• [Dataset records]

══════════

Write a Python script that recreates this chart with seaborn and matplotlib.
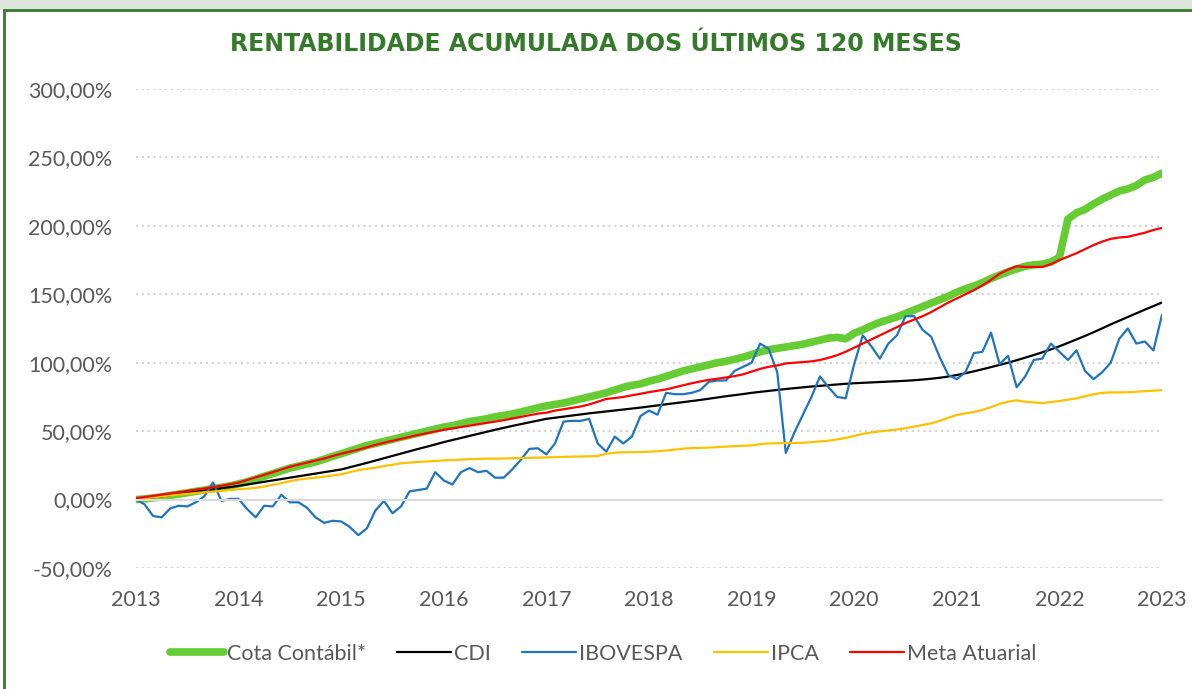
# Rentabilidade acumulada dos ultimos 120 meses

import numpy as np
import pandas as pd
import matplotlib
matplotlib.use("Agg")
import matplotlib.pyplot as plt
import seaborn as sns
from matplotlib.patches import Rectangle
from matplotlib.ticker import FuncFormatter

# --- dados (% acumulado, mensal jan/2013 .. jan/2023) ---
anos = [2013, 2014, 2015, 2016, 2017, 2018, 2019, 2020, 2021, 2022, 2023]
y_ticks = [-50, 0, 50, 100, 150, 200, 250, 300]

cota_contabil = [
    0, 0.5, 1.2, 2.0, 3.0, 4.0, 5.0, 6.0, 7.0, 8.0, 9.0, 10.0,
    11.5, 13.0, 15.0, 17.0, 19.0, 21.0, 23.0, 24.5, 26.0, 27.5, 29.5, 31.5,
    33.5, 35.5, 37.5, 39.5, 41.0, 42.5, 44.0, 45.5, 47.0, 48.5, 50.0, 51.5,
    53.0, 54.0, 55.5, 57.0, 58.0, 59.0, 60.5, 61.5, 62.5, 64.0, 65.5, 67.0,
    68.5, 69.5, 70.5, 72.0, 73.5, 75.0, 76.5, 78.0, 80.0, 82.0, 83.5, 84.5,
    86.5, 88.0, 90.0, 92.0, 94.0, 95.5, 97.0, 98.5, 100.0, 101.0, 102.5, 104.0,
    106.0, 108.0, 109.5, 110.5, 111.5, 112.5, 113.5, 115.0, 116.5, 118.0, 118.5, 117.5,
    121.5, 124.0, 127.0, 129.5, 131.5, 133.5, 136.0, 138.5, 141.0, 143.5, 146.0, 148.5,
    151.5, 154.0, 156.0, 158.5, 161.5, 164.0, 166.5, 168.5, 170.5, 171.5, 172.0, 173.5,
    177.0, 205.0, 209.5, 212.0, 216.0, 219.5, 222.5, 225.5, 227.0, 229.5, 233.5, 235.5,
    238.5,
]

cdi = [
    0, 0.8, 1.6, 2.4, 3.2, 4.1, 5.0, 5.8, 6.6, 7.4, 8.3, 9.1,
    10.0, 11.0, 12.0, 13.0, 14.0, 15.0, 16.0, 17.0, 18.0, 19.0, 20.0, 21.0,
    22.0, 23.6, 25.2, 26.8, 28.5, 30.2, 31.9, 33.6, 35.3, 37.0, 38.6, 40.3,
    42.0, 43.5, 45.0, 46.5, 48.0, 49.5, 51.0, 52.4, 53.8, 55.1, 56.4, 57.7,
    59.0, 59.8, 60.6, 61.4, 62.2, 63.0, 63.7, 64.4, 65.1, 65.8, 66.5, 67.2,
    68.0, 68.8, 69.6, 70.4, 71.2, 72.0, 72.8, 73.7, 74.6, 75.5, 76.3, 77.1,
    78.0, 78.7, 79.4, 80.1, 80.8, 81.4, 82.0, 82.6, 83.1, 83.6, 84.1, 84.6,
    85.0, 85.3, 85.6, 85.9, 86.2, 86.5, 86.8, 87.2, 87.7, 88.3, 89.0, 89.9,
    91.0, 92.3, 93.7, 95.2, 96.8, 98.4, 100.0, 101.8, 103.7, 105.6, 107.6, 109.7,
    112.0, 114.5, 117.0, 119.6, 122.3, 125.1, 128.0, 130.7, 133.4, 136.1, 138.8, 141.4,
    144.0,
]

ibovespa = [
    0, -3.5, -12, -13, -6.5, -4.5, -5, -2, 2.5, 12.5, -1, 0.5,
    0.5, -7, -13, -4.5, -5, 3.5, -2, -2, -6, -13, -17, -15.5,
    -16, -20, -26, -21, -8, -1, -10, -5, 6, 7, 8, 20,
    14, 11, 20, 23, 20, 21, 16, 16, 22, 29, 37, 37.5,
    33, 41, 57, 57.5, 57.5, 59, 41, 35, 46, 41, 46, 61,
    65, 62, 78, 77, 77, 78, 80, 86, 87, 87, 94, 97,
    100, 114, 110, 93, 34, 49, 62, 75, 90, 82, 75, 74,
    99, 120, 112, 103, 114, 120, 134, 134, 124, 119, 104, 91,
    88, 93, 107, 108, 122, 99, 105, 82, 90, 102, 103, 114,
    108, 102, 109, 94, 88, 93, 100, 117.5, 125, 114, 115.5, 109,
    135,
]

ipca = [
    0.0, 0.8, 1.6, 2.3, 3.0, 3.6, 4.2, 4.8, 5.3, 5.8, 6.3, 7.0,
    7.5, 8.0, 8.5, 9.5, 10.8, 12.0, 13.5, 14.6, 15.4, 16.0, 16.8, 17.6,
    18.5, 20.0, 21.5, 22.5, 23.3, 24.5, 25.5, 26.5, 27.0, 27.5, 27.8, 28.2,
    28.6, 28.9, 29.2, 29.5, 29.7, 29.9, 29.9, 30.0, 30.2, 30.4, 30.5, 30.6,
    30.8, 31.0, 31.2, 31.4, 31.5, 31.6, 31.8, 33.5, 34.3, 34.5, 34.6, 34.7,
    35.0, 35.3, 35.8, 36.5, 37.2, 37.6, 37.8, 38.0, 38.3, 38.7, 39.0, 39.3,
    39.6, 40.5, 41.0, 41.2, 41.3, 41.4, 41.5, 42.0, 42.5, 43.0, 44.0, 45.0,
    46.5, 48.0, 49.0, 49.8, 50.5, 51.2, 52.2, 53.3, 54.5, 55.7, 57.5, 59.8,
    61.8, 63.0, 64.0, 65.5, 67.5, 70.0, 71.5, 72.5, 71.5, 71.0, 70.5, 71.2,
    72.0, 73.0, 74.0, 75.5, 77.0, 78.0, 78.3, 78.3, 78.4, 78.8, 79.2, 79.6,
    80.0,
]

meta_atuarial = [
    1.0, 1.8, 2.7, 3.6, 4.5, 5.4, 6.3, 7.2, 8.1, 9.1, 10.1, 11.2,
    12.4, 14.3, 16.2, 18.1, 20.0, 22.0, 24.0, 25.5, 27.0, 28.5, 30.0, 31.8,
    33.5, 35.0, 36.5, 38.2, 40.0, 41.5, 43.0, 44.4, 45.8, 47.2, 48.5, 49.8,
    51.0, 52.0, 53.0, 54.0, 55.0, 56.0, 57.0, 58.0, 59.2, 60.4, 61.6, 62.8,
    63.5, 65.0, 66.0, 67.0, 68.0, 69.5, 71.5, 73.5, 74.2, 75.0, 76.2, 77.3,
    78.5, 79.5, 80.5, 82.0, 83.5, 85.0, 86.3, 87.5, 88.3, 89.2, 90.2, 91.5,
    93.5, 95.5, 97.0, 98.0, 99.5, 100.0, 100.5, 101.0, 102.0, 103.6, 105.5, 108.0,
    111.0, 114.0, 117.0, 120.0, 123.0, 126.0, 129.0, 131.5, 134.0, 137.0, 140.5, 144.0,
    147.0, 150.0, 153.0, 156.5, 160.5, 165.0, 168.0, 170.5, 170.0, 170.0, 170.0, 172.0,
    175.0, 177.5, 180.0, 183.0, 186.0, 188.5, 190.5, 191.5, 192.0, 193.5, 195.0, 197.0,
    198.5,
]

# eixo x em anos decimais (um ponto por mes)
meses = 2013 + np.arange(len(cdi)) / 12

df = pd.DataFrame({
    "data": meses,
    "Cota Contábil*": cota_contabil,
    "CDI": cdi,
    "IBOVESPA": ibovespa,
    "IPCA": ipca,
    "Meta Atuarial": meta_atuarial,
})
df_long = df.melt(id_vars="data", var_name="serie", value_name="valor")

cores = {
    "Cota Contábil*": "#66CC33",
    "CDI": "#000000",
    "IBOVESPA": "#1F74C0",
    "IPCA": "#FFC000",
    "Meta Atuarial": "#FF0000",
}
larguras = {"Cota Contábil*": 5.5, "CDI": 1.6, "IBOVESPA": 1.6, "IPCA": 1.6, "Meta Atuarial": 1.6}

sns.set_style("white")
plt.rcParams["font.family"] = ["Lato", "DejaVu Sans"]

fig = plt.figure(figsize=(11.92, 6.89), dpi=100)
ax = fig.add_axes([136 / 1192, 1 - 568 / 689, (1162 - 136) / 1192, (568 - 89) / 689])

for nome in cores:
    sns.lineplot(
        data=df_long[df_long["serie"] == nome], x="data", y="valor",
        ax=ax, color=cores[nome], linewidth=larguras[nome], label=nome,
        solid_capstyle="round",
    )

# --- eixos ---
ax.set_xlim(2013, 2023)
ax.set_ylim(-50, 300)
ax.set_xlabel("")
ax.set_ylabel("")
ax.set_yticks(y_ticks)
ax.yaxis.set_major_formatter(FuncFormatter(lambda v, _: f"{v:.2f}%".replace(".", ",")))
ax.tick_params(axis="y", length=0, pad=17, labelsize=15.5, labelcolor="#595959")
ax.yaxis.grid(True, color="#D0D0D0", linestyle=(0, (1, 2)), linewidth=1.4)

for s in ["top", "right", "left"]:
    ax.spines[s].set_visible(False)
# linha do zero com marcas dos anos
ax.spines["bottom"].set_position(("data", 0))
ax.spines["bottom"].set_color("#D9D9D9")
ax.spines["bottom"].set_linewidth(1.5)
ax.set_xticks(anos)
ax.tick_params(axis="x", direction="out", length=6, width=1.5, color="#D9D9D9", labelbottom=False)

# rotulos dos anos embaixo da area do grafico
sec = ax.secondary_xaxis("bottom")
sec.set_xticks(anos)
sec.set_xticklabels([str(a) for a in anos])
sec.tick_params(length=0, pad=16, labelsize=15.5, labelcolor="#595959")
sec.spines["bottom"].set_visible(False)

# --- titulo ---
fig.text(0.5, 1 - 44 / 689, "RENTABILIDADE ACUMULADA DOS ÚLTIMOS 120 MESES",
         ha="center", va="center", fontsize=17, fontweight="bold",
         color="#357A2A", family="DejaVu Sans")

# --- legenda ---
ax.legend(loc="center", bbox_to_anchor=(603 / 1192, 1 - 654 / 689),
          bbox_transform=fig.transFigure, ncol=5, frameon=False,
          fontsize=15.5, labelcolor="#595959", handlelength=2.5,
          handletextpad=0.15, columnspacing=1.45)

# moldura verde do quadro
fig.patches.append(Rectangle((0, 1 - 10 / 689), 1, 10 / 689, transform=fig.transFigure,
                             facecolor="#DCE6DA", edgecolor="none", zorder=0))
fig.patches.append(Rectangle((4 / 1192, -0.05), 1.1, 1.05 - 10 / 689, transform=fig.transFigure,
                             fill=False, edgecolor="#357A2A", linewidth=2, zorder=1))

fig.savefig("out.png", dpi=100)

══════════

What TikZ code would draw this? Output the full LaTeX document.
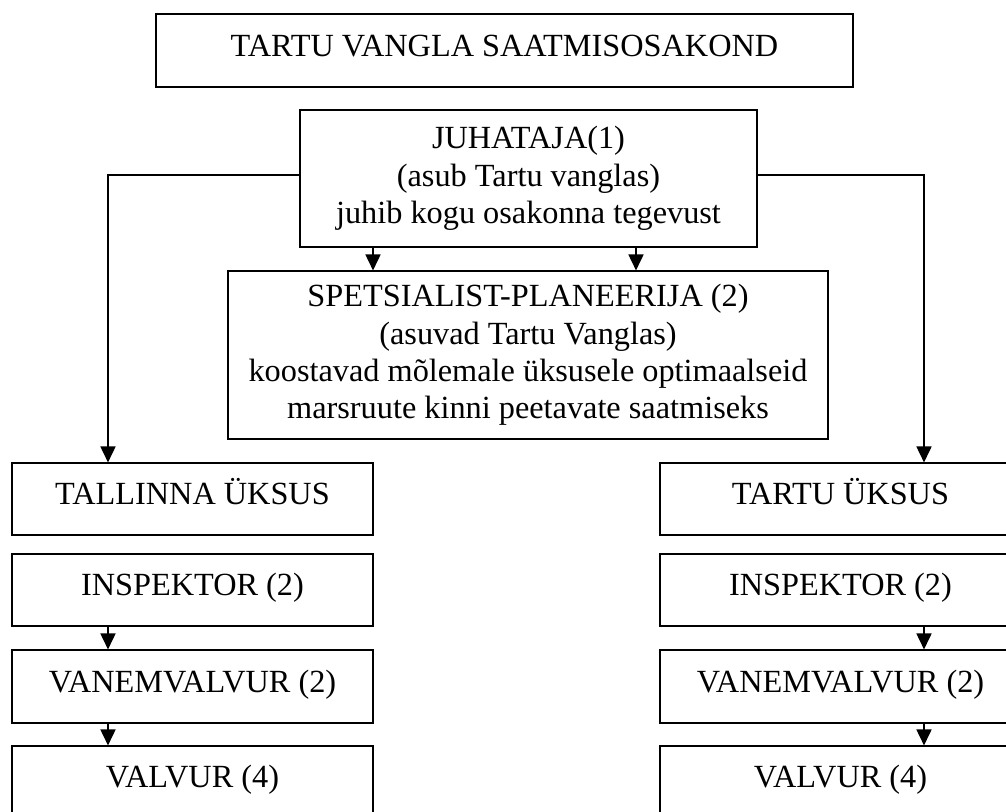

══════════

• [Prompt]
Gather, from the listing above, every line carrying the word "this".

• [Response]
Write a Python script that recreates this chart with seaborn and matplotlib.
What TikZ code would draw this? Output the full LaTeX document.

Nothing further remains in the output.